I am a cartesian graphs master, but when I read it, my brain tied into a knot.

I don’t know the right terms in English, but let me try:

The domain is the group of numbers on the X axis, and the range is the group of numbers on the Y. Now, I think it doesn’t matter whether the membership fee or the game cost goes into the X axis.

X should be the number of games, and Y should be the overall cost. Instead of starting at the origin, you would start at the membership fee cost along the Y axis, and move up at the rate of the cost per game.

(amount of money) = (cost per game)(number of games) + (membership fee)
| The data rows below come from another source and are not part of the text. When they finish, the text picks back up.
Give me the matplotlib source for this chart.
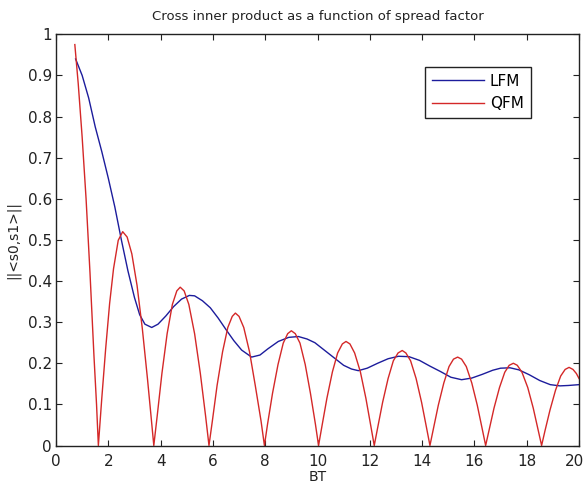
import matplotlib
matplotlib.use("Agg")
import matplotlib.pyplot as plt
from matplotlib.transforms import ScaledTranslation

# ---- data ----
lfm_x = [0.75, 1.0, 1.25, 1.5, 1.75, 2.0, 2.25, 2.5, 2.75, 3.0, 3.2, 3.4, 3.66,
         3.9, 4.2, 4.5, 4.8, 5.1, 5.3, 5.6, 5.9, 6.2, 6.5, 6.8, 7.1, 7.48,
         7.8, 8.1, 8.5, 8.9, 9.27, 9.6, 9.9, 10.2, 10.6, 11.0, 11.3, 11.56,
         11.9, 12.3, 12.7, 13.1, 13.5, 13.9, 14.3, 14.7, 15.1, 15.51, 15.9,
         16.3, 16.7, 17.0, 17.36, 17.7, 18.1, 18.5, 18.9, 19.27, 19.6, 20.0]
lfm_y = [0.94, 0.90, 0.845, 0.775, 0.715, 0.65, 0.58, 0.50, 0.425, 0.36, 0.318,
         0.295, 0.287, 0.295, 0.315, 0.338, 0.356, 0.365, 0.364, 0.352, 0.335,
         0.31, 0.282, 0.255, 0.232, 0.215, 0.22, 0.235, 0.253, 0.263, 0.265,
         0.259, 0.25, 0.235, 0.215, 0.195, 0.186, 0.182, 0.188, 0.2, 0.211,
         0.217, 0.216, 0.207, 0.193, 0.18, 0.166, 0.16, 0.164, 0.173, 0.183,
         0.188, 0.189, 0.184, 0.172, 0.158, 0.148, 0.145, 0.146, 0.148]

qfm_x = [0.72, 0.85, 1.0, 1.15, 1.30, 1.45, 1.55, 1.62,
         1.75, 1.90, 2.05, 2.20, 2.38, 2.55, 2.72, 2.90, 3.10, 3.30, 3.50, 3.62, 3.74,
         3.87, 4.05, 4.25, 4.45, 4.62, 4.75, 4.90, 5.08, 5.30, 5.52, 5.72, 5.85,
         5.98, 6.16, 6.37, 6.57, 6.74, 6.86, 7.00, 7.18, 7.40, 7.62, 7.84, 7.97,
         8.09, 8.28, 8.49, 8.69, 8.86, 9.00, 9.15, 9.33, 9.53, 9.73, 9.92, 10.04,
         10.17, 10.36, 10.57, 10.77, 10.95, 11.09, 11.24, 11.42, 11.64, 11.85, 12.04, 12.17,
         12.30, 12.49, 12.70, 12.90, 13.08, 13.24, 13.38, 13.56, 13.77, 13.98, 14.17, 14.30,
         14.43, 14.62, 14.83, 15.03, 15.20, 15.36, 15.51, 15.69, 15.90, 16.11, 16.30, 16.43,
         16.56, 16.75, 16.96, 17.16, 17.33, 17.49, 17.64, 17.82, 18.04, 18.25, 18.44, 18.57,
         18.70, 18.89, 19.10, 19.30, 19.47, 19.62, 19.77, 19.90, 20.0]
qfm_y = [0.975, 0.88, 0.75, 0.60, 0.42, 0.22, 0.10, 0.0,
         0.114, 0.236, 0.345, 0.43, 0.499, 0.52, 0.507, 0.466, 0.389, 0.285, 0.161, 0.081, 0.0,
         0.072, 0.175, 0.272, 0.343, 0.376, 0.385, 0.376, 0.343, 0.272, 0.175, 0.072, 0.0,
         0.060, 0.146, 0.228, 0.287, 0.314, 0.322, 0.314, 0.287, 0.228, 0.146, 0.060, 0.0,
         0.052, 0.127, 0.197, 0.249, 0.272, 0.279, 0.272, 0.249, 0.197, 0.127, 0.052, 0.0,
         0.047, 0.115, 0.179, 0.225, 0.247, 0.253, 0.247, 0.225, 0.179, 0.115, 0.047, 0.0,
         0.043, 0.105, 0.163, 0.206, 0.225, 0.231, 0.225, 0.206, 0.163, 0.105, 0.043, 0.0,
         0.040, 0.098, 0.152, 0.192, 0.210, 0.215, 0.210, 0.192, 0.152, 0.098, 0.040, 0.0,
         0.037, 0.091, 0.141, 0.178, 0.195, 0.200, 0.195, 0.178, 0.141, 0.091, 0.037, 0.0,
         0.036, 0.086, 0.134, 0.169, 0.185, 0.190, 0.185, 0.175, 0.163]

x_ticks = [0, 2, 4, 6, 8, 10, 12, 14, 16, 18, 20]
y_ticks = [0, 0.1, 0.2, 0.3, 0.4, 0.5, 0.6, 0.7, 0.8, 0.9, 1]
y_tick_labels = ["0", "0.1", "0.2", "0.3", "0.4", "0.5", "0.6", "0.7", "0.8", "0.9", "1"]
series_labels = ["LFM", "QFM"]

plt.rcParams['font.family'] = ['DejaVu Sans']

fig = plt.figure(figsize=(5.87, 4.86), dpi=100)
fig.patch.set_facecolor('white')
ax = fig.add_axes([56 / 587, 40.5 / 486, 523 / 587, 411.2 / 486])

ax.plot(lfm_x, lfm_y, color='#1c1c9c', lw=1.0, label=series_labels[0])
ax.plot(qfm_x, qfm_y, color='#d42828', lw=1.0, label=series_labels[1])

ax.set_xlim(0, 20)
ax.set_ylim(0, 1)
ax.set_xticks(x_ticks)
ax.set_yticks(y_ticks)
ax.set_yticklabels(y_tick_labels)
ax.tick_params(direction='in', length=4, width=0.8, top=True, right=True,
               labelsize=11, colors='#222222')
ax.tick_params(axis='x', pad=6)
ax.tick_params(axis='y', pad=3)
for s in ax.spines.values():
    s.set_linewidth(1.0)
    s.set_color('#222222')

# keep the last x tick label inside the figure, as in the reference
fig.canvas.draw()
last = ax.get_xticklabels()[-1]
last.set_transform(last.get_transform() + ScaledTranslation(-5 / 100, 0, fig.dpi_scale_trans))

ax.set_title("Cross inner product as a function of spread factor", fontsize=9.5,
             pad=10, color='#222222')
ax.set_xlabel("BT", fontsize=10, labelpad=1, color='#222222')
ax.set_ylabel("||<s0,s1>||", fontsize=10, labelpad=5, color='#222222')

leg = ax.legend(loc='upper right', bbox_to_anchor=(0.9076, 0.921), borderaxespad=0,
                fancybox=False, edgecolor='#222222', framealpha=1, fontsize=11,
                handlelength=3.4, handletextpad=0.4, borderpad=0.45, labelspacing=0.5)
leg.get_frame().set_linewidth(1.0)

fig.savefig("out.png", dpi=100, facecolor='white')
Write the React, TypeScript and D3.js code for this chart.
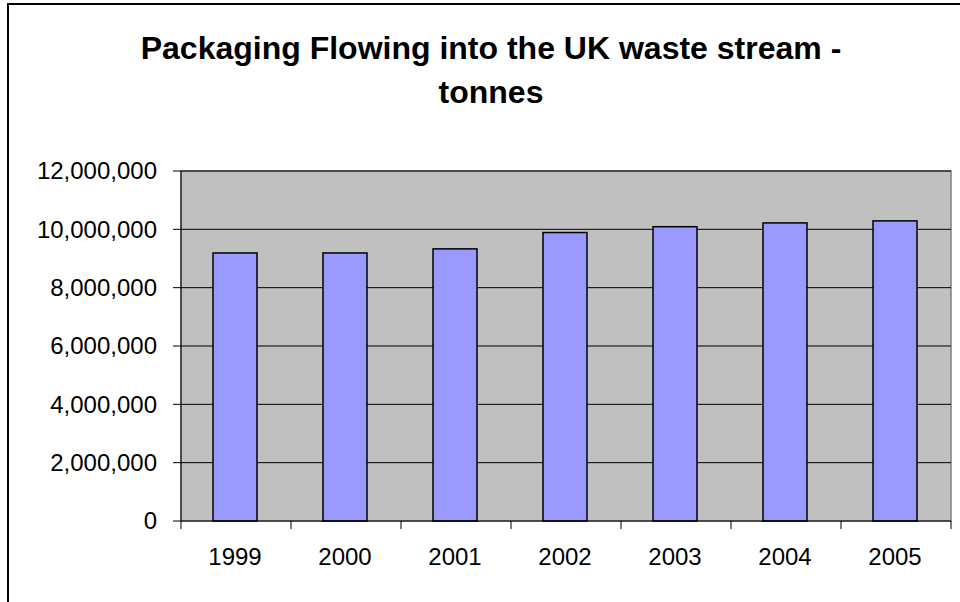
import React from "react";
import * as d3 from "d3";

const years = ["1999", "2000", "2001", "2002", "2003", "2004", "2005"];
const tonnes = [9190000, 9190000, 9330000, 9890000, 10090000, 10220000, 10290000];
const yTicks = [0, 2000000, 4000000, 6000000, 8000000, 10000000, 12000000];
const titleLines = ["Packaging Flowing into the UK waste stream -", "tonnes"];

export default function App() {
  const W = 960, H = 602;
  const left = 181, right = 951, top = 171, bottom = 521;
  const x = d3.scaleBand<string>().domain(years).range([left, right]).paddingInner(0).paddingOuter(0);
  const y = d3.scaleLinear().domain([0, 12000000]).range([bottom, top]);
  const fmt = d3.format(",");
  const bw = x.bandwidth() / 2.5;
  const font = "'Liberation Sans', Arial, sans-serif";
  const boundaries = years.map((_, i) => left + i * x.step()).concat([right]);

  return (
    <svg width={W} height={H} style={{ position: "absolute", left: 0, top: 0, background: "#fff" }} fontFamily={font}>
      <rect x={8} y={4} width={1000} height={700} fill="#fff" stroke="#000" strokeWidth={2} />
      {titleLines.map((t, i) => (
        <text key={i} x={491} y={59 + i * 44} textAnchor="middle" fontSize={32} fontWeight="bold" fill="#000">{t}</text>
      ))}
      <rect x={left} y={top} width={right - left} height={bottom - top} fill="#C0C0C0" stroke="#808080" strokeWidth={1.5} />
      {yTicks.filter(v => v > 0).map(v => (
        <line key={v} x1={left} x2={right} y1={y(v)} y2={y(v)} stroke="#000" strokeWidth={1} />
      ))}
      {years.map((yr, i) => (
        <rect key={yr} x={(x(yr) as number) + (x.bandwidth() - bw) / 2 - 1} y={y(tonnes[i])} width={bw} height={bottom - y(tonnes[i])}
          fill="#9999FF" stroke="#000" strokeWidth={1.5} />
      ))}
      <line x1={left} x2={left} y1={top} y2={bottom} stroke="#000" strokeWidth={1} />
      <line x1={left} x2={right} y1={bottom} y2={bottom} stroke="#000" strokeWidth={1} />
      {yTicks.map(v => (
        <g key={v}>
          <line x1={left - 8} x2={left} y1={y(v)} y2={y(v)} stroke="#000" strokeWidth={1} />
          <text x={157} y={y(v)} dy="0.35em" textAnchor="end" fontSize={24} fill="#000">{fmt(v)}</text>
        </g>
      ))}
      {boundaries.map((bx, i) => (
        <line key={i} x1={bx} x2={bx} y1={bottom} y2={bottom + 8} stroke="#000" strokeWidth={1} />
      ))}
      {years.map(yr => (
        <text key={yr} x={(x(yr) as number) + x.bandwidth() / 2 - 1} y={565} textAnchor="middle" fontSize={24} fill="#000">{yr}</text>
      ))}
    </svg>
  );
}
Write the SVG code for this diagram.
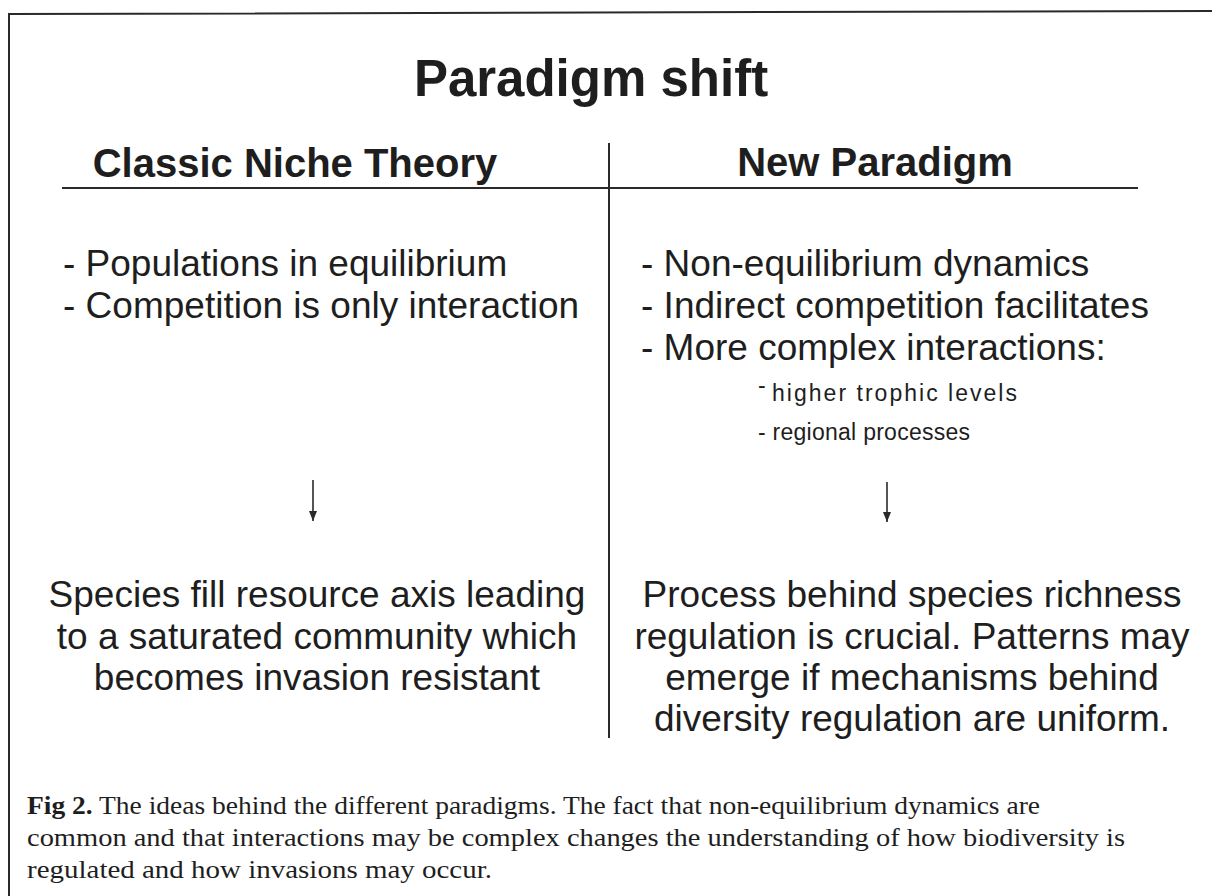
<svg xmlns="http://www.w3.org/2000/svg" width="1212" height="896" viewBox="0 0 1212 896">
<style>
.t{font-family:"Liberation Sans",Arial,sans-serif;fill:#1e1e1e}
.b{font-weight:bold}
.body{font-size:37px}
.sub{font-size:23px}
.cap{font-family:"Liberation Serif","Times New Roman",serif;font-size:26px;fill:#1e1e1e}
.ln{stroke:#2a2a2a;stroke-width:2;fill:none}
.ar{stroke:#2a2a2a;stroke-width:1.6;fill:none}
</style>
<rect width="1212" height="896" fill="#fff"/>
<g id="frame">
<polyline class="ln" points="9,896 9,14 1212,11"/>
<line class="ln" x1="62" y1="188" x2="1138" y2="188"/>
<line class="ln" x1="609" y1="143" x2="609" y2="738"/>
</g>
<g id="title"><text class="t b" x="591" y="96" font-size="51" text-anchor="middle">Paradigm shift</text></g>
<g id="header-classic"><text class="t b" x="295" y="177" font-size="40" text-anchor="middle">Classic Niche Theory</text></g>
<g id="header-new"><text class="t b" x="875" y="176" font-size="40" text-anchor="middle">New Paradigm</text></g>
<g id="classic-points">
<text class="t body" x="63" y="276">- Populations in equilibrium</text>
<text class="t body" x="63" y="318">- Competition is only interaction</text>
</g>
<g id="new-points">
<text class="t body" x="641" y="276">- Non-equilibrium dynamics</text>
<text class="t body" x="641" y="318">- Indirect competition facilitates</text>
<text class="t body" x="641" y="360">- More complex interactions:</text>
<text class="t sub" x="758" y="401"><tspan dy="-8">-</tspan><tspan x="772" dy="8" textLength="245" lengthAdjust="spacing">higher trophic levels</tspan></text>
<text class="t sub" x="758" y="440" textLength="212" lengthAdjust="spacing">- regional processes</text>
</g>
<g id="connectors">
<path d="M313,480 L313,521" class="ar"/>
<path d="M309,511 L317,511 L313,521 Z" fill="#2a2a2a"/>
<path d="M887,482 L887,522" class="ar"/>
<path d="M883,512 L891,512 L887,522 Z" fill="#2a2a2a"/>
</g>
<g id="classic-outcome">
<text class="t body" x="317" y="607" text-anchor="middle">Species fill resource axis leading</text>
<text class="t body" x="317" y="649" text-anchor="middle">to a saturated community which</text>
<text class="t body" x="317" y="690" text-anchor="middle">becomes invasion resistant</text>
</g>
<g id="new-outcome">
<text class="t body" x="912" y="607" text-anchor="middle">Process behind species richness</text>
<text class="t body" x="912" y="649" text-anchor="middle">regulation is crucial. Patterns may</text>
<text class="t body" x="912" y="690" text-anchor="middle">emerge if mechanisms behind</text>
<text class="t body" x="912" y="731" text-anchor="middle">diversity regulation are uniform.</text>
</g>
<g id="caption">
<text class="cap" x="27" y="814" textLength="1013" lengthAdjust="spacingAndGlyphs"><tspan font-weight="bold">Fig 2.</tspan> The ideas behind the different paradigms. The fact that non-equilibrium dynamics are</text>
<text class="cap" x="27" y="846" textLength="1098" lengthAdjust="spacingAndGlyphs">common and that interactions may be complex changes the understanding of how biodiversity is</text>
<text class="cap" x="27" y="878" textLength="465" lengthAdjust="spacingAndGlyphs">regulated and how invasions may occur.</text>
</g>
</svg>
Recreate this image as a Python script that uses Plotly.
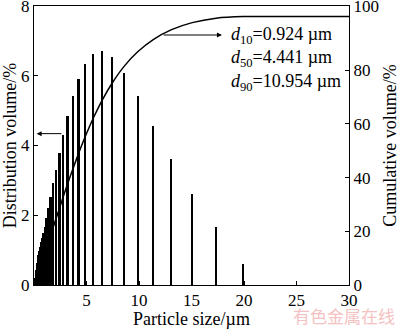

How many games you buy is the independant variable (x) and the total cost of all games bought is the dependant variable (y), as the total cost depends on how many games you buy.

Now, this is not one graph, but three, which is why it might have confused you. The b, or y-intercept, in this case, is the membership fee. The m (slope) of these graphs is 4, 1 or 6, depending on which graph you’re looking at (or which membership fee you paid).

Graph A: y = (4)x + 17
Graph B: y = (1)x + 38
Graph C: y = (6)x + 11

The question may have been awkward, but what they really gave you was the slope and the y-intercept (m and b) and they want you graph all three graphs or do whatever.

Your domain for x would be all positive whole number integers including 0 and your range would be:

Graph A: y >= 17
Graph B: y >= 38
Graph C: y >= 11

Note that the output can only be whole numbers, but whatever.

Originally posted by Cless Alvein
[b]This is really nothing hard

How many games you buy is the independant variable (x) and the total cost of all games bought is the dependant variable (y), as the total cost depends on how many games you buy.

Now, this is not one graph, but three, which is why it might have confused you. The b, or y-intercept, in this case, is the membership fee. The m (slope) of these graphs is 4, 1 or 6, depending on which graph you’re looking at (or which membership fee you paid).
[/b]

I told you my mind is good for everything else BUT math:thud: Well kinda, that’s the impression I thought I gave off. I know it’s easy stuff but it takes me awhile to understand the steps. I mean a long while, i’m just not a math person

And what you say there, about three graphs, um you mean it’s 3 equations? I know that, i’m actually supposed to graph all three equations on one graph and compare the cost of each, and such.

But thanks people, for elaborating I’ll no doubt look it over a dozen times before it starts to sink in:eek:

All my friends seem to hate algebra, but I don’t think it is that bad. But then again I do get most math concepts quite easily. What’s annoying is I then have to explain it to my friends so they get it.

As for your problem Eva, Cless’s answer does sound right.